Can an ordered field be finite?
Recall that in an ordered field we have:
- $0<1$;
- $a<b\implies a+c<b+c$.
Suppose that $F$ is an ordered field of characteristic $p$, then we have in $F$ that $$\underbrace{1+\ldots+1}_{p\text{ times}} = 0$$
Therefore: $$0<1<1+1<\ldots<\underbrace{1+\ldots+1}_{p\text{ times}} = 0$$
Contradiction! Therefore the characteristic of $F$ is $0$ and therefore it is infinite, since it contains a copy of $\mathbb Q$.

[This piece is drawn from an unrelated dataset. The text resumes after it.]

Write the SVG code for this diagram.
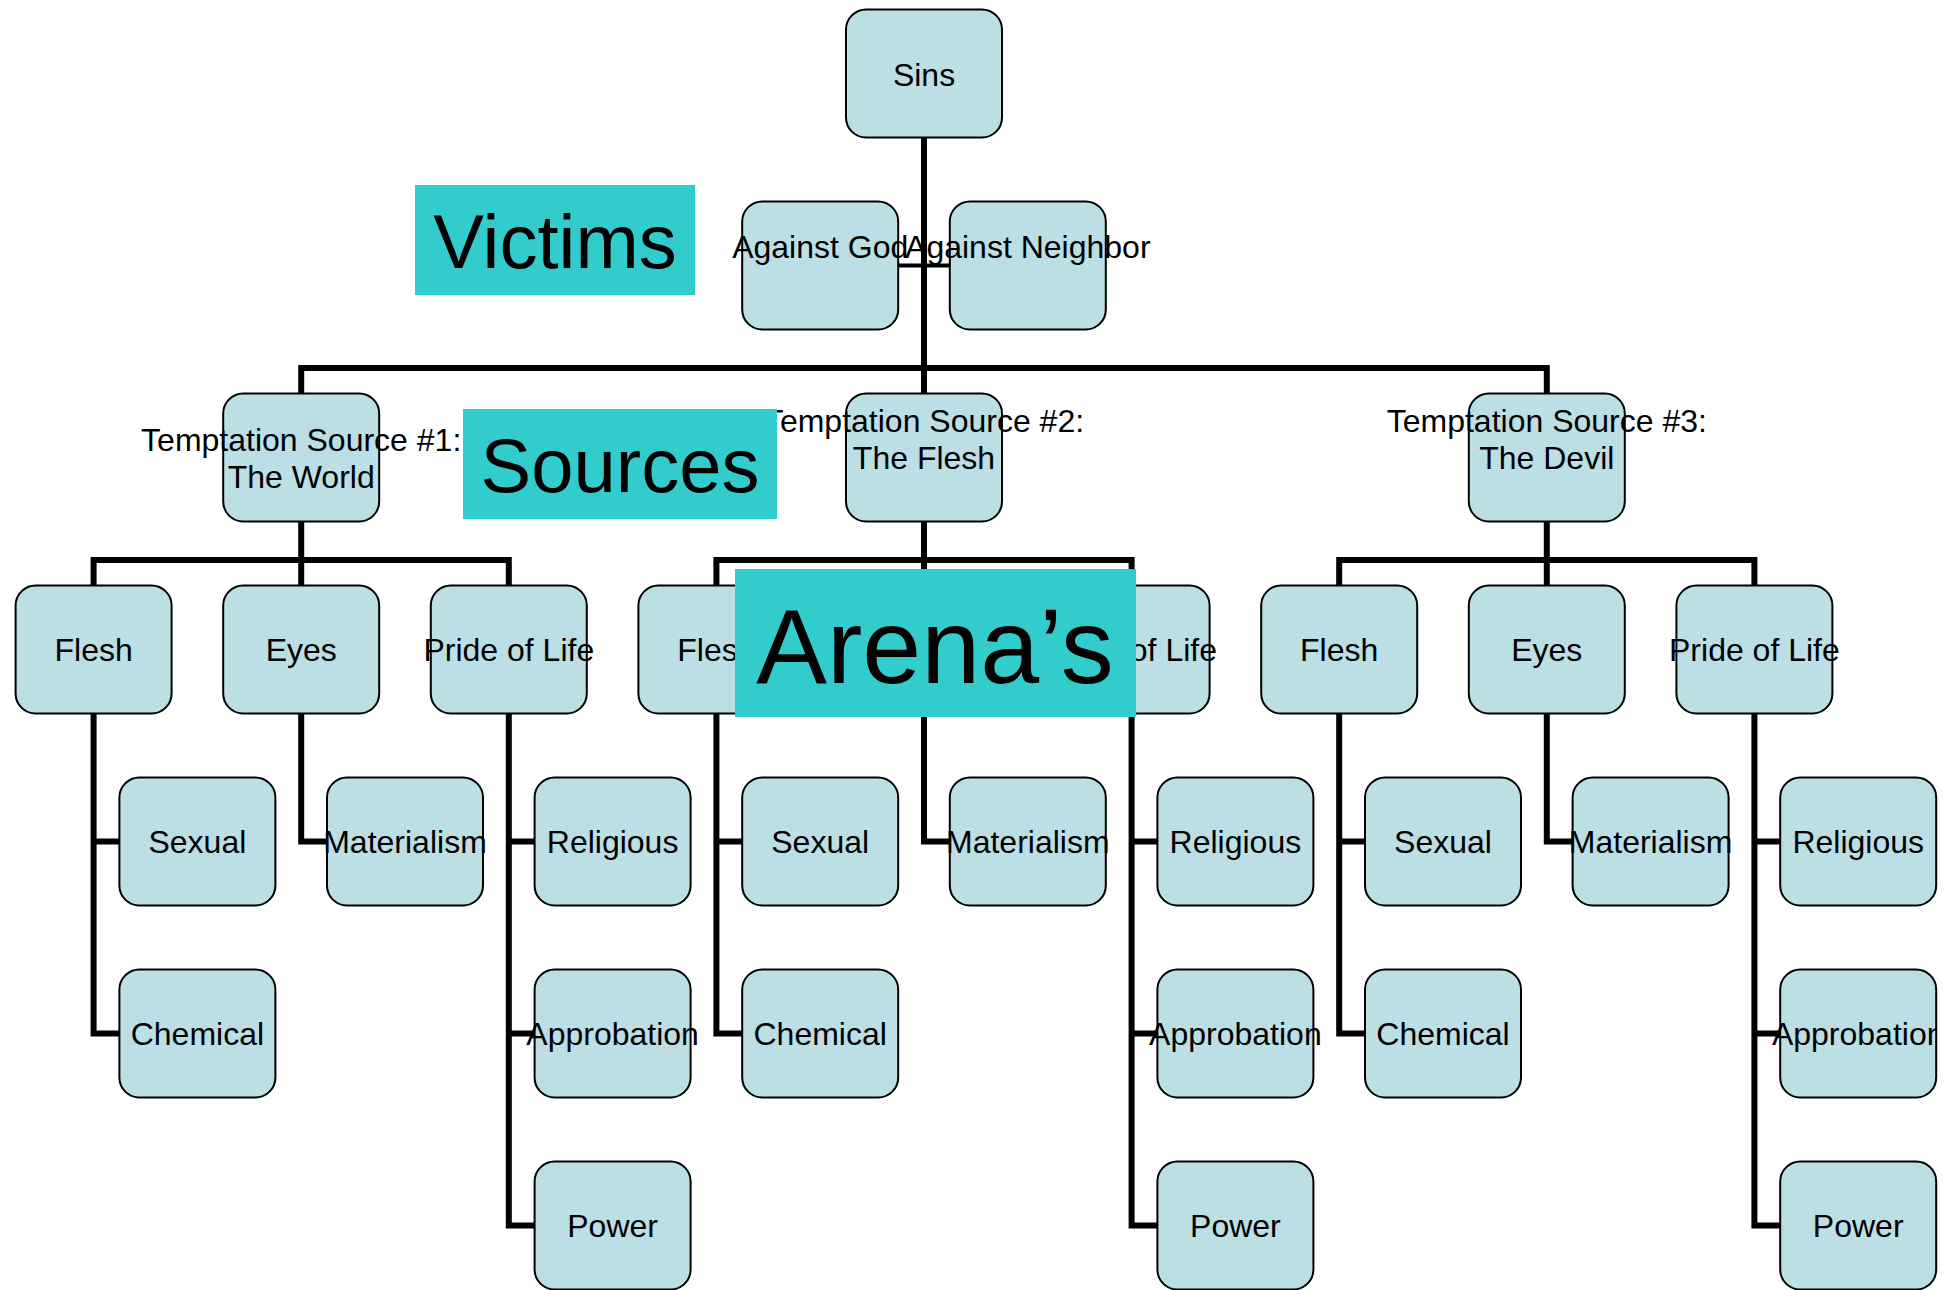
<svg xmlns="http://www.w3.org/2000/svg" width="1957" height="1290" viewBox="0 0 1957 1290">
<style>
.box{fill:#BBDFE5;stroke:#000;stroke-width:2}
.t{font-family:"Liberation Sans",Arial,sans-serif;font-size:32px;fill:#000;text-anchor:middle}
.lbl{fill:#33CCCC}
.lt{font-family:"Liberation Sans",Arial,sans-serif;fill:#000;text-anchor:middle}
.c{fill:none;stroke:#000;stroke-width:6;stroke-linejoin:miter;stroke-linecap:butt}
.c4{fill:none;stroke:#000;stroke-width:4}
</style>
<defs>
<rect id="b" width="156" height="128" rx="20" ry="20" class="box"/>
<clipPath id="edge"><rect x="0" y="0" width="1936" height="1290"/></clipPath>
</defs>
<rect width="1957" height="1290" fill="#fff"/>
<g id="connectors">
<path class="c" d="M924 137.5V393.5"/>
<path class="c4" d="M898.2 265.5H949.8"/>
<path class="c" d="M301.2 393.5V368H1546.8V393.5"/>
<path class="c" d="M301.2 521.5V585.5M93.6 585.5V560H508.8V585.5"/>
<path class="c" d="M924 521.5V585.5M716.4 585.5V560H1131.6V585.5"/>
<path class="c" d="M1546.8 521.5V585.5M1339.2 585.5V560H1754.4V585.5"/>
<path class="c" d="M93.6 713.5V1033.5H119.4M93.6 841.5H119.4"/>
<path class="c" d="M301.2 713.5V841.5H327"/>
<path class="c" d="M508.8 713.5V1225.5H534.6M508.8 841.5H534.6M508.8 1033.5H534.6"/>
<path class="c" d="M716.4 713.5V1033.5H742.2M716.4 841.5H742.2"/>
<path class="c" d="M924 713.5V841.5H949.8"/>
<path class="c" d="M1131.6 713.5V1225.5H1157.4M1131.6 841.5H1157.4M1131.6 1033.5H1157.4"/>
<path class="c" d="M1339.2 713.5V1033.5H1365M1339.2 841.5H1365"/>
<path class="c" d="M1546.8 713.5V841.5H1572.6"/>
<path class="c" d="M1754.4 713.5V1225.5H1780.2M1754.4 841.5H1780.2M1754.4 1033.5H1780.2"/>
</g>
<g id="node-sins"><use href="#b" x="846" y="9.5"/><text class="t" x="924" y="86">Sins</text></g>
<g id="node-against-god"><use href="#b" x="742.2" y="201.5"/></g>
<g id="node-against-neighbor"><use href="#b" x="949.8" y="201.5"/></g>
<text class="t" x="820.2" y="258">Against God</text>
<text class="t" x="1027.8" y="258">Against Neighbor</text>
<g id="node-ts1"><use href="#b" x="223.2" y="393.5"/><text class="t" x="301.2" y="451">Temptation Source #1:</text><text class="t" x="301.2" y="488">The World</text></g>
<g id="node-ts2"><use href="#b" x="846" y="393.5"/><text class="t" x="924" y="432">Temptation Source #2:</text><text class="t" x="924" y="469">The Flesh</text></g>
<g id="node-ts3"><use href="#b" x="1468.8" y="393.5"/><text class="t" x="1546.8" y="432">Temptation Source #3:</text><text class="t" x="1546.8" y="469">The Devil</text></g>
<g id="node-flesh1"><use href="#b" x="15.6" y="585.5"/><text class="t" x="93.6" y="661">Flesh</text></g>
<g id="node-eyes1"><use href="#b" x="223.2" y="585.5"/><text class="t" x="301.2" y="661">Eyes</text></g>
<g id="node-pride1"><use href="#b" x="430.8" y="585.5"/><text class="t" x="508.8" y="661">Pride of Life</text></g>
<g id="node-flesh2"><use href="#b" x="638.4" y="585.5"/><text class="t" x="716.4" y="661">Flesh</text></g>
<g id="node-eyes2"><use href="#b" x="846" y="585.5"/><text class="t" x="924" y="661">Eyes</text></g>
<g id="node-pride2"><use href="#b" x="1053.6" y="585.5"/><text class="t" x="1131.6" y="661">Pride of Life</text></g>
<g id="node-flesh3"><use href="#b" x="1261.2" y="585.5"/><text class="t" x="1339.2" y="661">Flesh</text></g>
<g id="node-eyes3"><use href="#b" x="1468.8" y="585.5"/><text class="t" x="1546.8" y="661">Eyes</text></g>
<g id="node-pride3"><use href="#b" x="1676.4" y="585.5"/><text class="t" x="1754.4" y="661">Pride of Life</text></g>
<g id="node-sexual1"><use href="#b" x="119.4" y="777.5"/><text class="t" x="197.4" y="853">Sexual</text></g>
<g id="node-chemical1"><use href="#b" x="119.4" y="969.5"/><text class="t" x="197.4" y="1045">Chemical</text></g>
<g id="node-materialism1"><use href="#b" x="327" y="777.5"/><text class="t" x="405" y="853">Materialism</text></g>
<g id="node-religious1"><use href="#b" x="534.6" y="777.5"/><text class="t" x="612.6" y="853">Religious</text></g>
<g id="node-approbation1"><use href="#b" x="534.6" y="969.5"/><text class="t" x="612.6" y="1045">Approbation</text></g>
<g id="node-power1"><use href="#b" x="534.6" y="1161.5"/><text class="t" x="612.6" y="1237">Power</text></g>
<g id="node-sexual2"><use href="#b" x="742.2" y="777.5"/><text class="t" x="820.2" y="853">Sexual</text></g>
<g id="node-chemical2"><use href="#b" x="742.2" y="969.5"/><text class="t" x="820.2" y="1045">Chemical</text></g>
<g id="node-materialism2"><use href="#b" x="949.8" y="777.5"/><text class="t" x="1027.8" y="853">Materialism</text></g>
<g id="node-religious2"><use href="#b" x="1157.4" y="777.5"/><text class="t" x="1235.4" y="853">Religious</text></g>
<g id="node-approbation2"><use href="#b" x="1157.4" y="969.5"/><text class="t" x="1235.4" y="1045">Approbation</text></g>
<g id="node-power2"><use href="#b" x="1157.4" y="1161.5"/><text class="t" x="1235.4" y="1237">Power</text></g>
<g id="node-sexual3"><use href="#b" x="1365" y="777.5"/><text class="t" x="1443" y="853">Sexual</text></g>
<g id="node-chemical3"><use href="#b" x="1365" y="969.5"/><text class="t" x="1443" y="1045">Chemical</text></g>
<g id="node-materialism3"><use href="#b" x="1572.6" y="777.5"/><text class="t" x="1650.6" y="853">Materialism</text></g>
<g id="node-religious3"><use href="#b" x="1780.2" y="777.5"/><text class="t" x="1858.2" y="853">Religious</text></g>
<g id="node-approbation3"><use href="#b" x="1780.2" y="969.5"/><text class="t" x="1858.2" y="1045" clip-path="url(#edge)">Approbation</text></g>
<g id="node-power3"><use href="#b" x="1780.2" y="1161.5"/><text class="t" x="1858.2" y="1237">Power</text></g>
<g id="label-victims"><rect class="lbl" x="415" y="185" width="280" height="110"/><text class="lt" x="555" y="268" font-size="76">Victims</text></g>
<g id="label-sources"><rect class="lbl" x="463" y="409" width="314" height="110"/><text class="lt" x="620" y="492" font-size="76">Sources</text></g>
<g id="label-arenas"><rect class="lbl" x="735" y="569" width="401" height="148"/><text class="lt" x="935" y="683" font-size="106">Arena’s</text></g>
</svg>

Few fun facts on the characteristic of a field:
Definition: The characteristic of a field $F$ is the least number $n$ such that $\underbrace{1+\ldots+1}_{n\text{ times}}=0$ if it exists, and $0$ otherwise.
Exercises:
- If a field has a positive characteristic $n$ then $n$ is a prime number.
- If $F$ is a finite field then its characteristic is non-zero (Hint: the function $x\mapsto x+1$ is injective, start with $0$ and iterate it $|F|$ many times and you necessarily got $0$ again.)
- If $F$ is finite and $p$ is its characteristic then $p$ divides $|F|$.
An ordered field must be infinite. Notice that each field has a subset of numbers that behave like the natural numbers, with $0<1<1+1<1+1+1\dots$
However, not every ordered field is isomorphic to all other ordered fields. Notice that both the rational numbers and real numbers are ordered fields.
Hint $\ $ Linearly ordered groups are torsion-free: $\rm\: 0\ne n\in \mathbb N,$ $\rm\:g>0 \:\Rightarrow\: n\cdot g = g +\cdots + g > 0,\:$ since positives are closed under addition. Conversely, a torsion-free commutative group can be linearly ordered (Levi 1942).